Christopher Irion’s Latchis PhotoBooth Installation:
Fostering Community in Brattleboro
Christopher Irion the artist
Christopher Irion has photographed around 26 communities in California and Vermont, some of which are the University of California at Berkeley, the Putney Coop, a BMAC project, The Putney School, and, this coming Spring, for a grant through Next Stage to photograph the students at Putney Central School.
His stated goal is “to enhance community through photography”. For example, Irion photographed the entire student body and teachers as well as staff at The Putney School last year. Several came up to him after the unveiling to say for the first time they felt, while looking at all the large-format black-and-white photos displayed on a whole series of large boards, that they felt part of a whole. That is, Christopher showed how the diverse population at The Putney School was in fact an integrated community. What this work by a social artist does is break down the “Oh, it’s them” attitude and replaces that attitude gathered around, “Oh, it’s us.”
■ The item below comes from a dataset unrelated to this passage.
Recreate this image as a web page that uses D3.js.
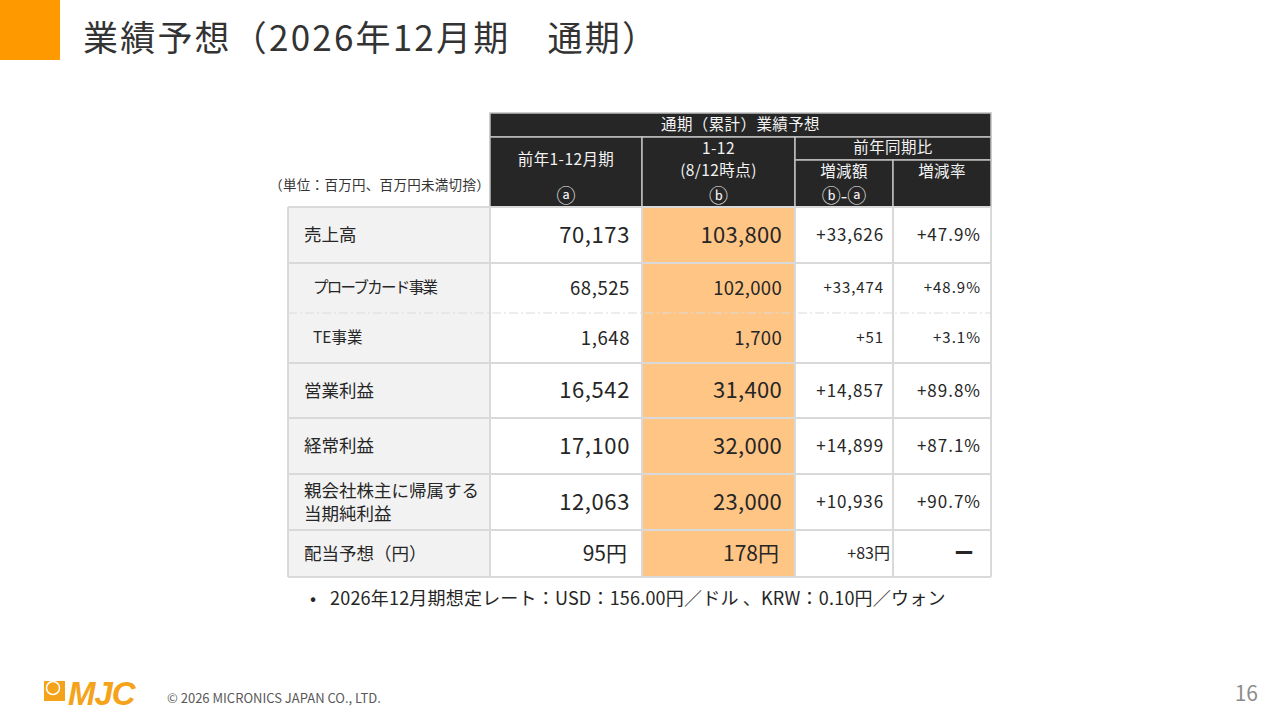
<!DOCTYPE html>
<html lang="ja">
<head>
<meta charset="utf-8">
<script src="https://cdn.jsdelivr.net/npm/d3@7"></script>
<style>
  html, body { margin: 0; padding: 0; background: #fff; }
  svg { display: block; font-family: "Noto Sans CJK JP", "Noto Sans", sans-serif; }
</style>
</head>
<body>
<div class="slide"></div>
<script>
// ---- data ----
const rowLabels = ["売上高", "プローブカード事業", "TE事業", "営業利益", "経常利益", "親会社株主に帰属する\n当期純利益", "配当予想（円）"];
const rowLevel = [0, 1, 1, 0, 0, 0, 0];          // 1 = segment breakdown
const prevYear = [70173, 68525, 1648, 16542, 17100, 12063, 95];
const forecast = [103800, 102000, 1700, 31400, 32000, 23000, 178];
const change = [33626, 33474, 51, 14857, 14899, 10936, 83];
const changeRate = [47.9, 48.9, 3.1, 89.8, 87.1, 90.7, null];
const unitYen = [false, false, false, false, false, false, true];

const title = "業績予想（2026年12月期\u3000通期）";
const unitNote = "（単位：百万円、百万円未満切捨）";
const rateNote = "2026年12月期想定レート：USD：156.00円／ドル 、KRW：0.10円／ウォン";
const copyright = "© 2026 MICRONICS JAPAN CO., LTD.";
const pageNo = "16";

// ---- layout ----
const width = 1280;
const height = 720;
const cols = ["label", "prev", "fcst", "diff", "rate"];
const colX = d3.scaleOrdinal().domain(cols).range([288, 490, 642, 795, 893]);
const colW = d3.scaleOrdinal().domain(cols).range([202, 152, 153, 98, 98]);
const rowWeights = [56, 50, 50, 55, 56, 56, 47];
const cum = [0, ...d3.cumsum(rowWeights)];
const y = d3.scaleLinear().domain([0, d3.sum(rowWeights)]).range([207, 577]);

const orange = "#ff9900";
const grid = "#d9d9d9";
const dark = "#262626";

const svg = d3.select(".slide")
  .append("svg")
  .attr("width", width)
  .attr("height", height);

// title block
svg.append("rect").attr("x", 0).attr("y", 0).attr("width", 60).attr("height", 60).attr("fill", orange);
svg.append("text")
  .attr("x", 83).attr("y", 51)
  .attr("font-size", 35)
  .attr("letter-spacing", 2.2)
  .attr("fill", "#333")
  .text(title);

// ---- header ----
const head = svg.append("g").attr("class", "header");
const hx = k => colX(k);
const hw = k => colW(k);
const headCells = [
  { x: hx("prev"), w: hw("prev") + hw("fcst") + hw("diff") + hw("rate"), y0: 113, y1: 137,
    lines: [{ t: "通期（累計）業績予想", y: 125 }] },
  { x: hx("prev"), w: hw("prev"), y0: 137, y1: 207,
    lines: [{ t: "前年1-12月期", y: 160 }, { t: "ⓐ", y: 196, big: true }] },
  { x: hx("fcst"), w: hw("fcst"), y0: 137, y1: 207,
    lines: [{ t: "1-12", y: 149 }, { t: "(8/12時点)", y: 171 }, { t: "ⓑ", y: 196, big: true }] },
  { x: hx("diff"), w: hw("diff") + hw("rate"), y0: 137, y1: 160,
    lines: [{ t: "前年同期比", y: 148 }] },
  { x: hx("diff"), w: hw("diff"), y0: 160, y1: 207,
    lines: [{ t: "増減額", y: 172 }, { t: "ⓑ-ⓐ", y: 196, big: true }] },
  { x: hx("rate"), w: hw("rate"), y0: 160, y1: 207,
    lines: [{ t: "増減率", y: 172 }] }
];

head.selectAll("rect")
  .data(headCells)
  .enter().append("rect")
  .attr("x", d => d.x).attr("y", d => d.y0)
  .attr("width", d => d.w).attr("height", d => d.y1 - d.y0)
  .attr("fill", dark)
  .attr("stroke", "#bfbfbf")
  .attr("stroke-width", 1.5);

head.selectAll("g.hc")
  .data(headCells)
  .enter().append("g").attr("class", "hc")
  .each(function(d) {
    d3.select(this).selectAll("text")
      .data(d.lines)
      .enter().append("text")
      .attr("x", d.x + d.w / 2)
      .attr("y", l => l.y)
      .attr("dy", "0.35em")
      .attr("text-anchor", "middle")
      .attr("font-size", l => (l.big ? 19 : 15.5))
      .attr("letter-spacing", l => (l.big ? 0 : 0.4))
      .attr("fill", "#f2f2f2")
      .text(l => l.t);
  });

svg.append("text")
  .attr("x", 490).attr("y", 185)
  .attr("dy", "0.35em")
  .attr("text-anchor", "end")
  .attr("font-size", 13.5)
  .attr("letter-spacing", 0.3)
  .attr("fill", "#333")
  .text(unitNote);

// ---- body ----
const body = svg.append("g").attr("class", "body");
const rows = rowLabels.map((label, i) => ({
  label, i, level: rowLevel[i],
  y0: y(cum[i]), y1: y(cum[i + 1]),
  prev: prevYear[i], fcst: forecast[i], diff: change[i], rate: changeRate[i], yen: unitYen[i]
}));

const fill = { label: "#f2f2f2", prev: "#fff", fcst: "#ffc585", diff: "#fff", rate: "#fff" };

rows.forEach(r => {
  const g = body.append("g");
  g.selectAll("rect")
    .data(cols)
    .enter().append("rect")
    .attr("x", k => colX(k)).attr("y", r.y0)
    .attr("width", k => colW(k)).attr("height", r.y1 - r.y0)
    .attr("fill", k => fill[k]);
});

// grid lines
const vEdges = [...cols.map(k => colX(k)), colX("rate") + colW("rate")];
body.selectAll("line.v")
  .data(vEdges)
  .enter().append("line").attr("class", "v")
  .attr("x1", d => d).attr("x2", d => d)
  .attr("y1", y(0)).attr("y2", y(cum[cum.length - 1]))
  .attr("stroke", grid).attr("stroke-width", 2);

body.selectAll("line.h")
  .data(cum)
  .enter().append("line").attr("class", "h")
  .attr("x1", vEdges[0]).attr("x2", vEdges[vEdges.length - 1])
  .attr("y1", d => y(d)).attr("y2", d => y(d))
  .attr("stroke", (d, i) => (i === 2 ? "#dcdcdc" : grid))
  .attr("stroke-width", (d, i) => (i === 2 ? 1.2 : 2))
  .attr("stroke-dasharray", (d, i) => (i === 2 ? "9,3,2,3" : null));

// labels
const fmt = d3.format(",");
const fmtDiff = d3.format("+,");
const fmtRate = d3.format("+.1f");
const katakana = /[ァ-ヶー]/;

const lbl = body.selectAll("text.label")
  .data(rows)
  .enter().append("text").attr("class", "label")
  .attr("x", d => colX("label") + (d.level ? 25 : 16))
  .attr("y", d => (d.y0 + d.y1) / 2)
  .attr("font-size", d => (d.level ? 15.5 : 17.5))
  .attr("letter-spacing", d => (katakana.test(d.label) ? -1.7 : 0))
  .attr("fill", "#262626");

lbl.each(function(d) {
  const parts = d.label.split("\n");
  d3.select(this).selectAll("tspan")
    .data(parts)
    .enter().append("tspan")
    .attr("x", colX("label") + (d.level ? 25 : 16))
    .attr("dy", (p, j) => (j === 0 ? `${0.35 - (parts.length - 1) * 0.65}em` : "1.3em"))
    .text(p => p);
});

// values
const valueCols = [
  { key: "prev", pad: 12, ls: 0.6, size: r => (r.level ? 18.5 : 22), text: r => fmt(r.prev) + (r.yen ? "円" : "") },
  { key: "fcst", pad: 13, ls: 0.3, size: r => (r.level ? 18.5 : 22), text: r => fmt(r.fcst) + (r.yen ? "円" : "") },
  { key: "diff", pad: 9, ls: 0.9, size: r => (r.level ? 15 : 17), text: r => fmtDiff(r.diff) + (r.yen ? "円" : "") },
  { key: "rate", pad: 10, ls: 1, size: r => (r.level ? 15 : 17), text: r => (r.rate == null ? "ー" : fmtRate(r.rate) + "%") }
];

valueCols.forEach(c => {
  body.selectAll(`text.v-${c.key}`)
    .data(rows)
    .enter().append("text").attr("class", `v-${c.key}`)
    .attr("x", r => {
      if (c.key === "rate" && r.rate == null) return colX(c.key) + colW(c.key) / 2 + 22;
      if (c.key === "diff" && r.yen) return colX(c.key) + colW(c.key) - 3;
      return colX(c.key) + colW(c.key) - c.pad - (r.yen && c.key !== "diff" ? 3 : 0);
    })
    .attr("y", r => (r.y0 + r.y1) / 2)
    .attr("dy", "0.36em")
    .attr("text-anchor", r => (c.key === "rate" && r.rate == null ? "middle" : "end"))
    .attr("font-size", r => (c.key === "rate" && r.rate == null ? 20 : r.yen ? c.size(r) - 1 : c.size(r)))
    .attr("letter-spacing", r => (r.yen ? 0 : c.ls))
    .attr("font-weight", r => (c.key === "rate" && r.rate == null ? "bold" : null))
    .attr("fill", "#262626")
    .text(r => c.text(r));
});

// ---- note ----
svg.append("text")
  .attr("x", 310).attr("y", 599)
  .attr("dy", "0.35em")
  .attr("font-size", 18)
  .attr("fill", "#262626")
  .text("•");
svg.append("text")
  .attr("x", 330).attr("y", 599)
  .attr("dy", "0.35em")
  .attr("font-size", 18)
  .attr("letter-spacing", 0.2)
  .attr("fill", "#262626")
  .text(rateNote);

// ---- footer ----
const logo = svg.append("g").attr("class", "logo");
logo.append("rect").attr("x", 44).attr("y", 681).attr("width", 21).attr("height", 20).attr("fill", "#f5a31a");
logo.append("circle").attr("cx", 53).attr("cy", 688).attr("r", 6.5)
  .attr("fill", "#f5a31a").attr("stroke", "#fff").attr("stroke-width", 1.5);
logo.append("text")
  .attr("x", 68).attr("y", 705)
  .attr("font-family", "Liberation Sans, Arial, sans-serif")
  .attr("font-size", 33)
  .attr("font-weight", "bold")
  .attr("font-style", "italic")
  .attr("letter-spacing", -1)
  .attr("fill", "#f5a31a")
  .text("MJC");

svg.append("text")
  .attr("x", 167).attr("y", 703)
  .attr("font-size", 13)
  .attr("fill", "#595959")
  .text(copyright);

svg.append("text")
  .attr("x", 1258).attr("y", 701)
  .attr("text-anchor", "end")
  .attr("font-size", 21)
  .attr("fill", "#8c8c8c")
  .text(pageNo);
</script>
</body>
</html>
Why photograph the Latchis community?
One goal of this project was to build an increased sense of cohesiveness among all those who work on behalf of The Latchis, including board members and all of our staff. When looking at such a display of upwards to 40 photographs, we get to know one another and see who is playing which roles to keep The Latchis alive and flourishing.
The second goal was to display all these 40 or so images in the foyer to show the Brattleboro community who is looking after The Latchis building, its cultural programming, as well as its hotel and staff on behalf of the Brattleboro community.
This project is akin to a similar effort that was important to the Dutch of Amsterdam in the mid-1600’s. Given the Dutch ancestry of our illustrious Latchis Corporation Board, Rick Hashagen, I thought I would evoke historic Holland. According to Russell Shorto, the author of AMSTERDAM, guilds and companies hired Rembrandt to paint group portraits of those who were members of a guild or worked for a company: The idea was to display on a wall of the entry to an office “a group portrait … so that anyone who came in could admire not only the individuals whose likenesses were there preserved but the bond they represented between those individuals and the larger community. The paintings were public statements that said in effect: Here we don’t depend on kings and armies; this is our town and we take care of it ourselves.” Christopher Irion is our modern day Rembrandt.
This project is all about Enhancing the Community Through the Arts.
We hope that out of this comes a clearer understanding of what the Brattleboro identity is. That understanding can lead to building bridges across disparate parts of the community.